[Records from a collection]

··········

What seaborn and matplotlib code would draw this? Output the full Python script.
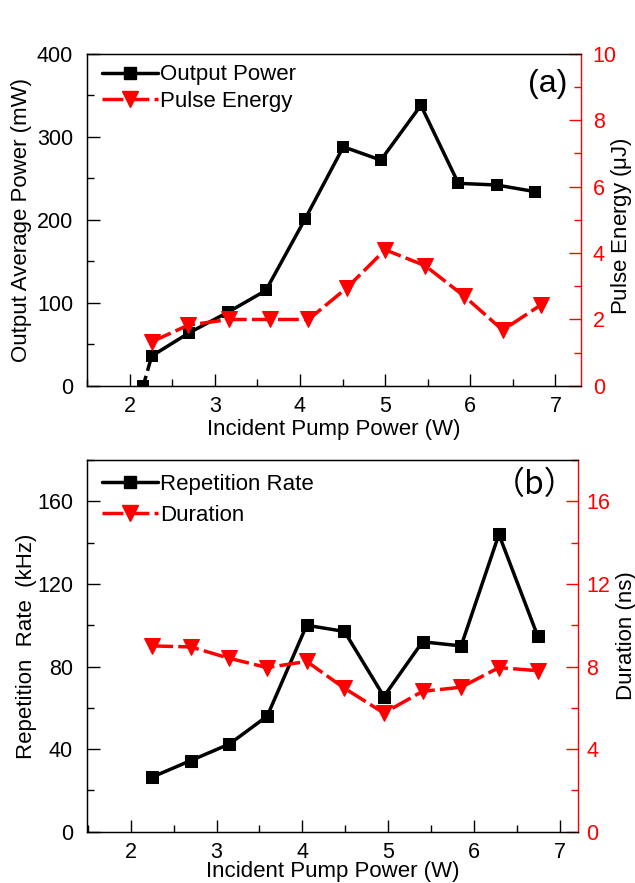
import numpy as np
import pandas as pd
import matplotlib
matplotlib.use("Agg")
import matplotlib.pyplot as plt
import seaborn as sns
from matplotlib.ticker import MultipleLocator

# panel (a)
pump_power = [2.16, 2.26, 2.70, 3.16, 3.60, 4.06, 4.51, 4.95, 5.42, 5.86, 6.31, 6.76]
output_power = [0, 36, 64, 89, 115, 201, 288, 272, 338, 244, 242, 234]
pump_energy = [2.26, 2.69, 3.17, 3.65, 4.10, 4.55, 5.00, 5.47, 5.93, 6.38, 6.83]
pulse_energy = [1.33, 1.83, 2.0, 2.0, 2.0, 2.95, 4.1, 3.62, 2.7, 1.68, 2.44]

# panel (b)
pump_rep = [2.25, 2.70, 3.15, 3.59, 4.05, 4.49, 4.95, 5.40, 5.85, 6.29, 6.74]
rep_rate = [26.5, 34.5, 42.5, 56, 100, 97, 65.5, 92, 90, 144, 95]
duration = [9.0, 8.95, 8.4, 7.95, 8.25, 6.95, 5.75, 6.8, 7.0, 7.95, 7.8]

sns.set_style("ticks")
plt.rcParams['font.family'] = ['Liberation Sans', 'Noto Sans CJK SC', 'DejaVu Sans']
plt.rcParams['xtick.direction'] = 'in'
plt.rcParams['ytick.direction'] = 'in'
plt.rcParams['mathtext.default'] = 'regular'
for k in ['text.color', 'axes.labelcolor', 'xtick.color', 'ytick.color', 'axes.edgecolor']:
    plt.rcParams[k] = 'black'

RED = '#ff0000'
TFS = 15.5   # tick labels
LFS = 16     # axis labels / legend
LW = 2.5
DASH = (0, (6, 1.5))


def style_axes(ax, ax2, xlim, ylim, ylim2, ymaj, ymin, y2maj, y2min, rpad):
    ax.set_xlim(*xlim)
    ax.set_ylim(*ylim)
    ax2.set_ylim(*ylim2)
    ax.xaxis.set_major_locator(MultipleLocator(1))
    ax.xaxis.set_minor_locator(MultipleLocator(0.5))
    ax.yaxis.set_major_locator(MultipleLocator(ymaj))
    ax.yaxis.set_minor_locator(MultipleLocator(ymin))
    ax2.yaxis.set_major_locator(MultipleLocator(y2maj))
    ax2.yaxis.set_minor_locator(MultipleLocator(y2min))
    ax.tick_params(which='major', length=9, width=1, labelsize=TFS, top=False, right=False)
    ax.tick_params(which='minor', length=5, width=1, top=False, right=False)
    ax.tick_params(axis='x', which='major', pad=7)
    ax.tick_params(axis='y', which='major', pad=10)
    ax2.tick_params(axis='y', which='major', length=9, width=1, labelsize=TFS,
                    colors=RED, direction='in', pad=rpad)
    ax2.tick_params(axis='y', which='minor', length=5, width=1, colors=RED, direction='in')
    for s in ['left', 'bottom', 'top']:
        ax.spines[s].set_color('black')
        ax.spines[s].set_linewidth(1)
    ax2.spines['right'].set_color(RED)
    ax2.spines['right'].set_linewidth(1)
    ax.spines['right'].set_visible(False)


def add_legend(ax, labels, y_anchor, spacing):
    h1 = plt.Line2D([], [], color='black', linewidth=LW, marker='s', markersize=9)
    h2 = plt.Line2D([], [], color=RED, linewidth=LW, linestyle=DASH, marker='v',
                    markersize=11)
    ax.legend([h1, h2], labels, loc='upper left', bbox_to_anchor=(0.013, y_anchor),
              frameon=False, fontsize=LFS, handlelength=2.5, handletextpad=0.1,
              borderaxespad=0, labelspacing=spacing)


fig = plt.figure(figsize=(6.35, 8.83), dpi=100)
ax_a = fig.add_axes([0.137, 0.563, 0.778, 0.376])
ax_a2 = ax_a.twinx()
ax_b = fig.add_axes([0.137, 0.058, 0.773, 0.421])
ax_b2 = ax_b.twinx()

# (a) output power: dashed threshold segment, then solid line
sns.lineplot(x=pump_power[:2], y=output_power[:2], ax=ax_a, color='black',
             linewidth=LW, linestyle=(0, (3, 1.5)), legend=False)
sns.lineplot(x=pump_power[1:], y=output_power[1:], ax=ax_a, color='black',
             linewidth=LW, legend=False)
sns.scatterplot(x=pump_power, y=output_power, ax=ax_a, color='black', marker='s',
                s=81, edgecolor='black', linewidth=0, legend=False, zorder=4)
sns.lineplot(x=pump_energy, y=pulse_energy, ax=ax_a2, color=RED, linewidth=LW,
             linestyle=DASH, marker='v', markersize=11, markeredgecolor=RED,
             legend=False)

style_axes(ax_a, ax_a2, (1.5, 7.3), (0, 400), (0, 10), 100, 50, 2, 1, 8.5)
ax_a.set_xlabel('Incident Pump Power (W)', fontsize=LFS, labelpad=2)
ax_a.set_ylabel('Output Average Power (mW)', fontsize=LFS)
ax_a.yaxis.set_label_coords(-0.111, 0.5)
ax_a2.set_ylabel('Pulse Energy ($\\mu$J)', fontsize=LFS)
ax_a2.yaxis.set_label_coords(1.057, 0.48)
ax_a.text(0.972, 0.91, '(a)', transform=ax_a.transAxes, fontsize=23,
          ha='right', va='center')
add_legend(ax_a2, ['Output Power', 'Pulse Energy'], 0.995, 0.25)

# (b) repetition rate and duration
sns.lineplot(x=pump_rep, y=rep_rate, ax=ax_b, color='black', linewidth=LW,
             marker='s', markersize=9, markeredgecolor='black', legend=False)
sns.lineplot(x=pump_rep, y=duration, ax=ax_b2, color=RED, linewidth=LW,
             linestyle=DASH, marker='v', markersize=11, markeredgecolor=RED,
             legend=False)

style_axes(ax_b, ax_b2, (1.49, 7.21), (0, 180), (0, 18), 40, 20, 4, 2, 6)
ax_b.set_xlabel('Incident Pump Power (W)', fontsize=LFS, labelpad=-1)
ax_b.set_ylabel('Repetition  Rate  (kHz)', fontsize=LFS)
ax_b.yaxis.set_label_coords(-0.102, 0.5)
ax_b2.set_ylabel('Duration (ns)', fontsize=LFS)
ax_b2.yaxis.set_label_coords(1.077, 0.527)
ax_b.text(0.997, 0.933, '（b）', transform=ax_b.transAxes, fontsize=23,
          ha='right', va='center', family=['Noto Sans CJK SC', 'DejaVu Sans'])
add_legend(ax_b2, ['Repetition Rate', 'Duration'], 0.986, 0.45)

fig.savefig('out.png', dpi=100)
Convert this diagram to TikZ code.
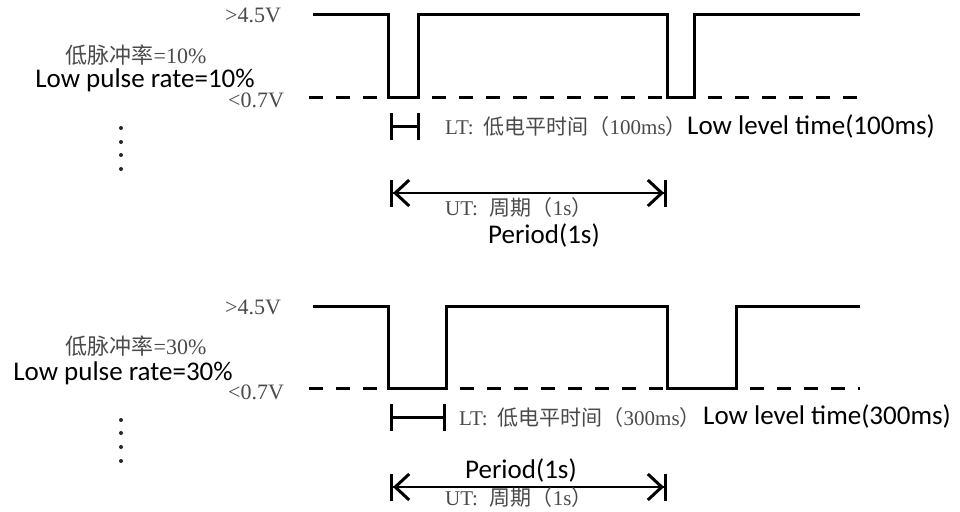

··········

Task objective » Print, exactly as written, the lines above from the first one to the one containing "DASH = (0, (6, 1.5))". Leave out pictures.

Solution to this problem »
What seaborn and matplotlib code would draw this? Output the full Python script.
import numpy as np
import pandas as pd
import matplotlib
matplotlib.use("Agg")
import matplotlib.pyplot as plt
import seaborn as sns
from matplotlib.ticker import MultipleLocator

# panel (a)
pump_power = [2.16, 2.26, 2.70, 3.16, 3.60, 4.06, 4.51, 4.95, 5.42, 5.86, 6.31, 6.76]
output_power = [0, 36, 64, 89, 115, 201, 288, 272, 338, 244, 242, 234]
pump_energy = [2.26, 2.69, 3.17, 3.65, 4.10, 4.55, 5.00, 5.47, 5.93, 6.38, 6.83]
pulse_energy = [1.33, 1.83, 2.0, 2.0, 2.0, 2.95, 4.1, 3.62, 2.7, 1.68, 2.44]

# panel (b)
pump_rep = [2.25, 2.70, 3.15, 3.59, 4.05, 4.49, 4.95, 5.40, 5.85, 6.29, 6.74]
rep_rate = [26.5, 34.5, 42.5, 56, 100, 97, 65.5, 92, 90, 144, 95]
duration = [9.0, 8.95, 8.4, 7.95, 8.25, 6.95, 5.75, 6.8, 7.0, 7.95, 7.8]

sns.set_style("ticks")
plt.rcParams['font.family'] = ['Liberation Sans', 'Noto Sans CJK SC', 'DejaVu Sans']
plt.rcParams['xtick.direction'] = 'in'
plt.rcParams['ytick.direction'] = 'in'
plt.rcParams['mathtext.default'] = 'regular'
for k in ['text.color', 'axes.labelcolor', 'xtick.color', 'ytick.color', 'axes.edgecolor']:
    plt.rcParams[k] = 'black'

RED = '#ff0000'
TFS = 15.5   # tick labels
LFS = 16     # axis labels / legend
LW = 2.5
DASH = (0, (6, 1.5))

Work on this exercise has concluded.